Some of the most important buildings on campus, namely the Student Recreation Center, the Manuel T. Pacheco Integrated Learning Center, the Henry Koffler building, the renovated Park Student Union and, most of all, the new Student Union Memorial Center, have all been built within the last 30 years.
Furthermore, according the 2004-05 UA Factbook, the campus has increased in size by more than 1 million square feet in just the last 10 years. In that same period of time, the university erected nine new buildings, a fact that any student who has had to walk around enormous construction sites to get to class can attest to.
The UA is a completely different entity than it was 30 years ago.
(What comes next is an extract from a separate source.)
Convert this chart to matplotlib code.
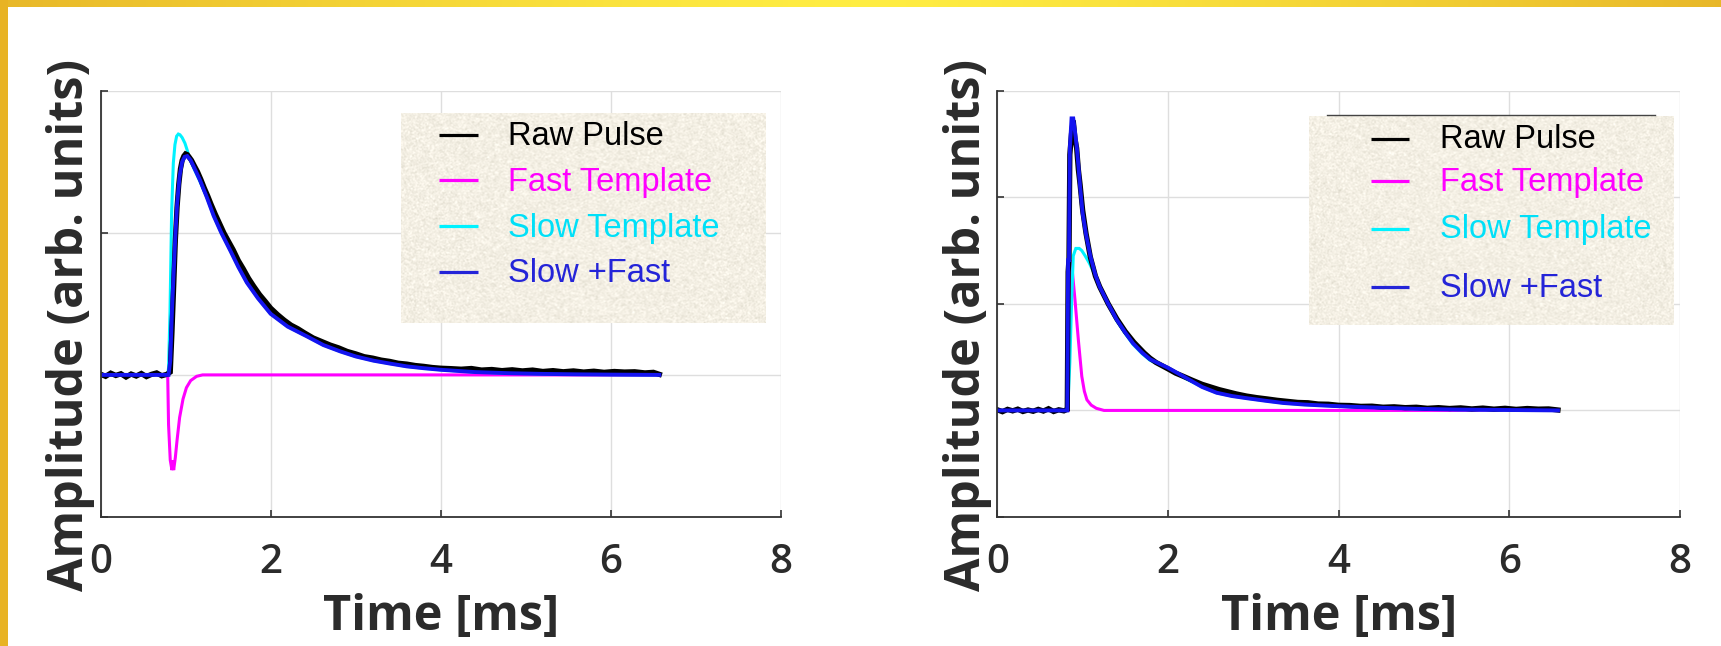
import numpy as np
import matplotlib
matplotlib.use("Agg")
import matplotlib.pyplot as plt
from matplotlib.lines import Line2D
from matplotlib.patches import Rectangle
from matplotlib.transforms import blended_transform_factory

# ---------------- data ----------------
series_names = ["Raw Pulse", "Fast Template", "Slow Template", "Slow +Fast"]
line_colors = ["#000000", "#ff00ff", "#00f2ff", "#1414f0"]
text_colors = ["#000000", "#ff00ff", "#00e0f8", "#2424d8"]

x_ticks = [0, 2, 4, 6, 8]
x_tick_labels = ["0", "2", "4", "6", "8"]
x_label = "Time [ms]"
y_label = "Amplitude (arb. units)"

# Left panel: pulse with a negative fast component
left_ylim = (-1, 2)
left_yticks = [-1, 0, 1, 2]

left_raw_t = [0.00, 0.06, 0.12, 0.18, 0.24, 0.30, 0.36, 0.42, 0.48, 0.54, 0.60, 0.66, 0.72, 0.78,
              0.82, 0.84, 0.86, 0.88, 0.90, 0.92, 0.94, 0.96, 0.98, 1.00, 1.02, 1.04, 1.07, 1.10,
              1.14, 1.18, 1.22, 1.26, 1.30, 1.35, 1.40, 1.45, 1.50, 1.56, 1.62, 1.68, 1.74, 1.80,
              1.87, 1.94, 2.00, 2.08, 2.16, 2.24, 2.32, 2.40, 2.50, 2.60, 2.70, 2.80, 2.90, 3.00,
              3.10, 3.20, 3.30, 3.40, 3.50, 3.60, 3.70, 3.80, 3.90, 4.00, 4.12, 4.24, 4.36, 4.48,
              4.60, 4.72, 4.84, 4.96, 5.08, 5.20, 5.32, 5.44, 5.56, 5.68, 5.80, 5.92, 6.04, 6.16,
              6.28, 6.40, 6.50, 6.57]
left_raw_v = [0.005, -0.010, 0.012, -0.004, 0.008, -0.015, 0.006, -0.008, 0.010, -0.012, 0.004, 0.014, -0.006, 0.004,
              0.02, 0.30, 0.62, 0.95, 1.18, 1.34, 1.45, 1.51, 1.54, 1.555, 1.55, 1.535, 1.51, 1.475,
              1.43, 1.375, 1.315, 1.26, 1.20, 1.13, 1.065, 1.00, 0.945, 0.88, 0.805, 0.745, 0.68, 0.625,
              0.565, 0.515, 0.47, 0.425, 0.385, 0.35, 0.325, 0.295, 0.26, 0.235, 0.21, 0.19, 0.165, 0.148,
              0.128, 0.118, 0.104, 0.095, 0.082, 0.076, 0.066, 0.060, 0.052, 0.047, 0.044, 0.040, 0.045, 0.034,
              0.038, 0.030, 0.036, 0.028, 0.034, 0.024, 0.030, 0.022, 0.028, 0.020, 0.026, 0.018, 0.024, 0.020,
              0.022, 0.014, 0.018, 0.004]

left_fast_t = [0.00, 0.79, 0.80, 0.82, 0.84, 0.85, 0.86, 0.88, 0.90, 0.93, 0.97, 1.01, 1.06, 1.13, 1.20, 6.57]
left_fast_v = [0.00, 0.00, -0.35, -0.60, -0.67, -0.60, -0.67, -0.58, -0.46, -0.30, -0.17, -0.09, -0.04, -0.01, 0.00, 0.00]

left_slow_t = [0.00, 0.79, 0.80, 0.817, 0.836, 0.856, 0.875, 0.895, 0.915, 0.934, 0.96, 0.993, 1.02, 1.05, 1.10, 1.17,
               1.25, 1.33, 1.42, 1.53, 1.62, 1.72, 1.85, 2.00, 2.20, 2.43, 2.62, 2.82, 3.00, 3.21, 3.40, 3.60,
               3.80, 4.00, 4.40, 4.80, 5.20, 5.60, 6.00, 6.57]
left_slow_v = [0.00, 0.00, 0.05, 0.44, 1.14, 1.49, 1.62, 1.68, 1.695, 1.69, 1.67, 1.63, 1.58, 1.52, 1.45, 1.36,
               1.25, 1.12, 1.00, 0.87, 0.76, 0.65, 0.54, 0.43, 0.34, 0.27, 0.21, 0.165, 0.13, 0.10, 0.08, 0.06,
               0.047, 0.036, 0.020, 0.012, 0.007, 0.004, 0.002, 0.00]

left_sum_t = [0.00, 0.80, 0.82, 0.84, 0.86, 0.88, 0.90, 0.93, 0.96, 0.99, 1.02, 1.06, 1.10, 1.17, 1.25, 1.33,
              1.42, 1.53, 1.62, 1.72, 1.85, 2.00, 2.20, 2.43, 2.62, 2.82, 3.00, 3.21, 3.40, 3.60, 3.80, 4.00,
              4.40, 4.80, 5.20, 5.60, 6.00, 6.57]
left_sum_v = [0.00, 0.00, 0.10, 0.45, 0.72, 0.98, 1.20, 1.40, 1.50, 1.535, 1.54, 1.51, 1.46, 1.37, 1.25, 1.12,
              1.00, 0.87, 0.76, 0.65, 0.54, 0.43, 0.34, 0.27, 0.21, 0.165, 0.13, 0.10, 0.08, 0.06, 0.047, 0.036,
              0.020, 0.012, 0.007, 0.004, 0.002, 0.00]

# Right panel: pulse with a positive fast component
right_ylim = (-1, 3)
right_yticks = [-1, 0, 1, 2, 3]

right_raw_t = [0.00, 0.06, 0.12, 0.18, 0.24, 0.30, 0.36, 0.42, 0.48, 0.54, 0.60, 0.66, 0.72, 0.78,
               0.82, 0.83, 0.84, 0.85, 0.87, 0.89, 0.91, 0.93, 0.95, 0.97, 1.00, 1.04, 1.09, 1.15,
               1.20, 1.25, 1.30, 1.35, 1.40, 1.45, 1.50, 1.55, 1.60, 1.66, 1.72, 1.79, 1.86, 1.93,
               2.00, 2.09, 2.18, 2.28, 2.40, 2.50, 2.60, 2.70, 2.80, 2.92, 3.04, 3.16, 3.28, 3.40,
               3.52, 3.64, 3.76, 3.88, 4.00, 4.13, 4.26, 4.39, 4.52, 4.65, 4.78, 4.91, 5.04, 5.17,
               5.30, 5.43, 5.56, 5.69, 5.82, 5.95, 6.08, 6.21, 6.34, 6.46, 6.57]
right_raw_v = [0.006, -0.012, 0.010, -0.004, 0.012, -0.010, 0.004, -0.008, 0.010, -0.006, 0.016, -0.010, 0.006, -0.004,
               0.01, 1.30, 1.42, 2.40, 2.60, 2.72, 2.55, 2.46, 2.26, 2.12, 1.88, 1.66, 1.44, 1.26,
               1.16, 1.08, 1.00, 0.93, 0.86, 0.80, 0.74, 0.69, 0.64, 0.59, 0.54, 0.49, 0.45, 0.42,
               0.39, 0.35, 0.32, 0.285, 0.245, 0.22, 0.195, 0.175, 0.155, 0.135, 0.12, 0.108, 0.095, 0.085,
               0.075, 0.072, 0.060, 0.058, 0.048, 0.046, 0.038, 0.040, 0.030, 0.034, 0.026, 0.030, 0.020, 0.026,
               0.018, 0.024, 0.014, 0.022, 0.012, 0.020, 0.010, 0.018, 0.012, 0.014, 0.004]

right_fast_t = [0.00, 0.83, 0.84, 0.86, 0.88, 0.91, 0.95, 0.99, 1.02, 1.05, 1.10, 1.16, 1.25, 6.57]
right_fast_v = [0.00, 0.00, 1.00, 1.41, 1.30, 1.04, 0.66, 0.32, 0.18, 0.10, 0.05, 0.02, 0.00, 0.00]

right_slow_t = [0.00, 0.82, 0.83, 0.85, 0.87, 0.89, 0.92, 0.96, 0.99, 1.03, 1.08, 1.15, 1.20, 1.30, 1.40, 1.50,
                1.59, 1.70, 1.79, 2.00, 2.18, 2.40, 2.57, 2.75, 2.92, 3.15, 3.35, 3.60, 3.85, 4.13, 4.50,
                4.91, 5.40, 6.00, 6.57]
right_slow_v = [0.00, 0.00, 0.10, 0.45, 1.00, 1.45, 1.52, 1.52, 1.50, 1.45, 1.38, 1.26, 1.15, 0.99, 0.84, 0.72,
                0.62, 0.53, 0.47, 0.39, 0.31, 0.22, 0.165, 0.135, 0.115, 0.09, 0.07, 0.055, 0.045, 0.035, 0.025,
                0.015, 0.008, 0.004, 0.00]

right_sum_t = [0.00, 0.82, 0.83, 0.84, 0.85, 0.87, 0.89, 0.91, 0.93, 0.95, 0.97, 1.00, 1.04, 1.09, 1.15, 1.20,
               1.30, 1.40, 1.50, 1.59, 1.70, 1.79, 2.00, 2.18, 2.40, 2.57, 2.75, 2.92, 3.15, 3.35, 3.60,
               3.85, 4.13, 4.50, 4.91, 5.40, 6.00, 6.57]
right_sum_v = [0.00, 0.00, 1.41, 1.41, 2.46, 2.74, 2.74, 2.62, 2.48, 2.30, 2.10, 1.85, 1.65, 1.45, 1.27, 1.16,
               1.00, 0.85, 0.73, 0.63, 0.54, 0.48, 0.40, 0.32, 0.22, 0.166, 0.135, 0.115, 0.09, 0.07, 0.055,
               0.045, 0.035, 0.025, 0.015, 0.008, 0.004, 0.00]

# ---------------- figure ----------------
W, H = 1721, 646
fig = plt.figure(figsize=(W / 100, H / 100), dpi=100)
fig.patch.set_facecolor("white")


def fx(px):
    return px / W


def fy(py):
    return 1 - py / H


label_font = "Open Sans"
legend_font = ["Liberation Sans", "DejaVu Sans"]
dark = "#2b2b2b"

# decorative slide frame: gradient bar along the top, solid bar on the left
grad = np.linspace(-1, 1, 600)
w_mid = 1 - np.abs(grad) ** 1.3
c_edge = np.array([0.91, 0.72, 0.16])
c_mid = np.array([1.00, 0.93, 0.26])
bar = c_edge[None, :] * (1 - w_mid[:, None]) + c_mid[None, :] * w_mid[:, None]
bax = fig.add_axes([0, fy(7), 1, 7 / H])
bax.imshow(bar[None, :, :], aspect="auto", extent=(0, 1, 0, 1))
bax.axis("off")
fig.patches.append(Rectangle((0, 0), fx(8), 1, transform=fig.transFigure,
                             facecolor="#e8b324", edgecolor="none", zorder=5))

# (t, v, colour index, line width) in drawing order
panels = [
    dict(left=100.5, right=781, ylim=left_ylim, yticks=left_yticks,
         series=[(left_fast_t, left_fast_v, 1, 2.2),
                 (left_slow_t, left_slow_v, 2, 2.2),
                 (left_raw_t, left_raw_v, 0, 3.8),
                 (left_sum_t, left_sum_v, 3, 2.8)],
         legend_box=(401, 113, 765, 323), handle_x=(439, 478),
         handle_y=[135, 180, 226, 271.7], text_x=508, text_base=[145, 190.7, 236.7, 281.7],
         top_rule=None),
    dict(left=997.3, right=1680, ylim=right_ylim, yticks=right_yticks,
         series=[(right_fast_t, right_fast_v, 1, 2.2),
                 (right_slow_t, right_slow_v, 2, 2.2),
                 (right_raw_t, right_raw_v, 0, 3.8),
                 (right_sum_t, right_sum_v, 3, 2.8)],
         legend_box=(1309, 116, 1673, 325), handle_x=(1371, 1409),
         handle_y=[139, 180.7, 229, 286.7], text_x=1440, text_base=[148.3, 190.7, 237.7, 296.7],
         top_rule=(1327, 1655, 115)),
]

ax_top, ax_bot = 90.7, 517
rng = np.random.default_rng(11)

for p in panels:
    ax = fig.add_axes([fx(p["left"]), fy(ax_bot), (p["right"] - p["left"]) / W, (ax_bot - ax_top) / H])
    ax.set_xlim(0, 8)
    ax.set_ylim(*p["ylim"])
    ax.set_xticks(x_ticks)
    ax.set_yticks(p["yticks"])
    ax.grid(True, color="#dedede", lw=1.0)
    ax.set_axisbelow(True)
    for s in ("top", "right"):
        ax.spines[s].set_visible(False)
    for s in ("left", "bottom"):
        ax.spines[s].set_color("#333333")
        ax.spines[s].set_linewidth(1.3)
    ax.tick_params(direction="in", length=5, width=1.2, colors="#333333",
                   labelbottom=False, labelleft=False)

    for t, v, ci, lw in p["series"]:
        ax.plot(t, v, color=line_colors[ci], lw=lw, solid_joinstyle="miter")

    # tick labels and axis titles
    tr = blended_transform_factory(ax.transData, fig.transFigure)
    for xv, lab in zip(x_ticks, x_tick_labels):
        ax.text(xv, fy(573), lab, transform=tr, ha="center", va="baseline",
                fontsize=29, family=label_font, fontweight="semibold", color=dark, clip_on=False)
    ax.text(4, fy(630), x_label, transform=tr, ha="center", va="baseline",
            fontsize=35, family=label_font, fontweight="bold", color=dark, clip_on=False)
    fig.text(fx(p["left"] - 30), fy(325), y_label, rotation=90, ha="center", va="center",
             fontsize=35, family=label_font, fontweight="bold", color=dark)

    # legend panel with a paper-like texture
    x0, y0, x1, y1 = p["legend_box"]
    lax = fig.add_axes([fx(x0), fy(y1), (x1 - x0) / W, (y1 - y0) / H], zorder=3)
    hh, ww = int(y1 - y0), int(x1 - x0)
    n = rng.normal(0, 1, (hh + 1, ww + 1))
    n = (n[:-1, :-1] + n[1:, :-1] + n[:-1, 1:] + n[1:, 1:]) / 4
    base = np.array([0.957, 0.940, 0.895])
    tex = np.clip(base[None, None, :] + n[..., None] * np.array([0.040, 0.040, 0.045]), 0, 1)
    lax.imshow(tex, extent=(x0, x1, y1, y0), aspect="auto", interpolation="bilinear")
    lax.set_xlim(x0, x1)
    lax.set_ylim(y1, y0)
    lax.axis("off")
    for i, name in enumerate(series_names):
        hy = p["handle_y"][i]
        lax.plot(p["handle_x"], [hy, hy], color=text_colors[i] if i != 2 else line_colors[2],
                 lw=2.3, solid_capstyle="butt")
        lax.text(p["text_x"], p["text_base"][i], name, ha="left", va="baseline",
                 fontsize=23.5, family=legend_font, color=text_colors[i])
    if p["top_rule"] is not None:
        rx0, rx1, ry = p["top_rule"]
        fig.lines.append(Line2D([fx(rx0), fx(rx1)], [fy(ry), fy(ry)], transform=fig.transFigure,
                                color="#444444", lw=1.0, zorder=6))

fig.savefig("out.png", dpi=100, facecolor="white")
Thanks to the innovations of the Internet age and the farsighted thinking of the administrators who embraced those innovations, all the teaching, learning, researching and even business that is conducted on a daily basis at the UA has been completely altered.
And the actual physical appearance of the campus itself has completely changed thanks to remarkably prodigious construction that has done just as much to increase the quality of life on campus as the aforementioned technological innovations.
Despite majoring in English in college, my father would be unable to find words to describe all the transformations that have occurred to his school since he matriculated more than 30 years ago.
The UA bears almost no resemblance to its 1970s version because of all of the changes that have taken place since then. Because of techno-happy administrators and a campus that has never stopped growing, those changes have definitely been for the better.